Stellavision Travel, meanwhile, was founded by Rome-based Canadian Zoe Shapiro with a mission of showing travelers the real Italy beyond the stereotypes. Stellavision’s small group trips focus on hard-to-reach places like Puglia and the Aeolian Islands off the coast of Sicily. The boutique feminist travel company also centers the voices of marginalized groups by organizing size-inclusive trips to southern Italy and offering unique experiences like a walking tour focused on women in ancient Rome.
“We’ll find you a great guide, but Stellavision is never gonna offer a tour of the Colosseum. There are people here that have been doing that since before I arrived, better than I ever will, and that’s their strength,” says Shapiro. “Where Stellavision excels is taking solo travelers, female travelers, niche travelers to experience a behind-the-scenes Italy that is typically inaccessible or just unknowable to your average tourist.”

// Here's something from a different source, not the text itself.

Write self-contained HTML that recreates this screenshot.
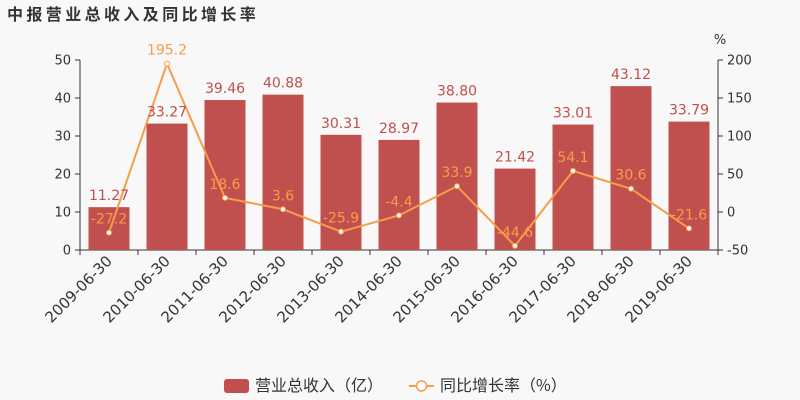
<!DOCTYPE html>
<html><head><meta charset="utf-8"><style>
body{margin:0;background:#f8f8f8;}
svg{display:block;font-family:"DejaVu Sans","Liberation Sans","Noto Sans CJK SC",sans-serif;}
</style></head><body>
<svg id="chart" width="800" height="400" viewBox="0 0 800 400">
<rect width="800" height="400" fill="#f8f8f8"/>
<text x="7" y="20" font-size="16" font-weight="bold" fill="#333" letter-spacing="3.4" font-family="'Noto Sans CJK SC',sans-serif">中报营业总收入及同比增长率</text>
<text x="720" y="44" font-size="13" fill="#333" text-anchor="middle">%</text>
<g id="axes"></g><g id="bars"></g><g id="line"></g><g id="labels"></g>
<g>
<g>
<rect x="224" y="379" width="25" height="14" rx="3" fill="#c0504d"/>
<text x="255" y="391" font-size="16" fill="#333" font-family="'Noto Sans CJK SC',sans-serif">营业总收入（亿）</text></g>
<g>
<line x1="409" y1="386" x2="434" y2="386" stroke="#f79c4a" stroke-width="2"/>
<circle cx="421.5" cy="386" r="5" fill="#fff" stroke="#f79c4a" stroke-width="1.5"/>
<text x="440" y="391" font-size="16" fill="#333" font-family="'Noto Sans CJK SC',sans-serif">同比增长率（%）</text></g>
</g>
</svg>
<script>
const categories=["2009-06-30","2010-06-30","2011-06-30","2012-06-30","2013-06-30","2014-06-30","2015-06-30","2016-06-30","2017-06-30","2018-06-30","2019-06-30"];
const revenue=[11.27,33.27,39.46,40.88,30.31,28.97,38.80,21.42,33.01,43.12,33.79];
const growth=[-27.2,195.2,18.6,3.6,-25.9,-4.4,33.9,-44.6,54.1,30.6,-21.6];
const leftTicks=[0,10,20,30,40,50];
const rightTicks=[-50,0,50,100,150,200];
const NS="http://www.w3.org/2000/svg";
const X0=80,X1=718,Y0=250,Y1=60;
const band=(X1-X0)/categories.length;
const xc=i=>X0+band*(i+0.5);
const yL=v=>Y0-(v-0)/(50-0)*(Y0-Y1);
const yR=v=>Y0-(v+50)/(250)*(Y0-Y1);
function mk(tag,attrs,parent,text){const e=document.createElementNS(NS,tag);for(const k in attrs)e.setAttribute(k,attrs[k]);if(text!==undefined)e.textContent=text;parent.appendChild(e);return e;}
const axes=document.getElementById('axes'),bars=document.getElementById('bars'),line=document.getElementById('line'),labels=document.getElementById('labels');
let e;
e=mk('line',{x1:X0,y1:Y1,x2:X0,y2:Y0,stroke:'#333'},axes);


e=mk('line',{x1:X1,y1:Y1,x2:X1,y2:Y0,stroke:'#333'},axes);


e=mk('line',{x1:X0,y1:Y0,x2:X1,y2:Y0,stroke:'#333'},axes);


leftTicks.forEach(t=>{const y=yL(t);mk('line',{x1:X0-5,y1:y,x2:X0,y2:y,stroke:'#333'},axes);
e=mk('text',{x:X0-9,y:y+4.5,'font-size':13,fill:'#333','text-anchor':'end'},axes,String(t));

});
rightTicks.forEach(t=>{const y=yR(t);mk('line',{x1:X1,y1:y,x2:X1+5,y2:y,stroke:'#333'},axes);
e=mk('text',{x:X1+9,y:y+4.5,'font-size':13,fill:'#333'},axes,String(t));

});
for(let i=0;i<=categories.length;i++){const x=X0+band*i;mk('line',{x1:x,y1:Y0,x2:x,y2:Y0+5,stroke:'#333'},axes);}
categories.forEach((c,i)=>{const x=xc(i)+4,y=Y0+12;
e=mk('text',{x:x,y:y,'font-size':15,fill:'#333','text-anchor':'end',transform:`rotate(-45 ${x} ${y})`},axes,c);

});
revenue.forEach((v,i)=>{const w=41;
e=mk('rect',{x:xc(i)-w/2,y:yL(v),width:w,height:Y0-yL(v),fill:'#c0504d'},bars);


e=mk('text',{x:xc(i),y:yL(v)-7,'font-size':14,fill:'#c0504d','text-anchor':'middle'},labels,v.toFixed(2));

});
e=mk('polyline',{points:growth.map((g,i)=>xc(i)+','+yR(g)).join(' '),fill:'none',stroke:'#f79c4a','stroke-width':2},line);


growth.forEach((g,i)=>{
e=mk('circle',{cx:xc(i),cy:yR(g),r:2.5,fill:'#fff',stroke:'#f79c4a','stroke-width':1},line);


e=mk('text',{x:xc(i),y:yR(g)-9,'font-size':14,fill:'#f79c4a','text-anchor':'middle'},labels,g.toFixed(1));

});
</script>
</body></html>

Look for boutique accommodations
Italy has plenty of luxurious hotels by big-name brands, but there are also lots of incredible family-run boutique hotels all over the country. At these places, you’re likely to meet the owners and get their personal recommendations and insider tips. Take the Grand Hotel Excelsior Vittoria in Sorrento, for example. Opened in 1834, it’s been continuously run by the Fiorentino family for 190 years. On a recent trip there, I took the recommendation of fifth-generation owner Guido Fiorentino and bought a beautiful inlaid wood box from his favorite artisan.
Sciò has two picks: Hotel La Perla in the Dolomites, an intimate mountain chalet founded by Annie and Ernesto Costa in the 1950s that’s now run by their sons, and Corte della Maesta in Civita di Bagnoregio. “There’s so much personality,” she says, referring to La Perla. “There’s a vision, there’s a point of view, and the location is absolutely amazing.”
Go in the off season
In popular cities like Rome, Florence, and Venice, the low season seems to be getting ever shorter, but if you really want to avoid the crowds, consider sacrificing some sun and go in the winter instead. From November through March—and especially January and February—you’ll find fewer crowds, lower rates at hotels, and more available last-minute restaurant reservations too. I love January in Rome, when there are lots of crisp, clear days and fewer crowds.
“I love Rome and Venice too, so I don’t want to knock those places at all. I just don’t think high season is the time to visit them anymore,” says Heath. “I was in Venice in January and it was wonderful.”
Shoulder season (that is, spring and fall) is a good compromise if you want nice, sunny weather and relatively fewer crowds than in the summer. “Personally, I love September, October, and May to travel in Italy,” says Sciò. Those months are especially good times to visit coastal destinations like the Amalfi Coast, the Italian Riviera, Puglia, and Sicily, since Italians tend to flock to seaside destinations in July and August.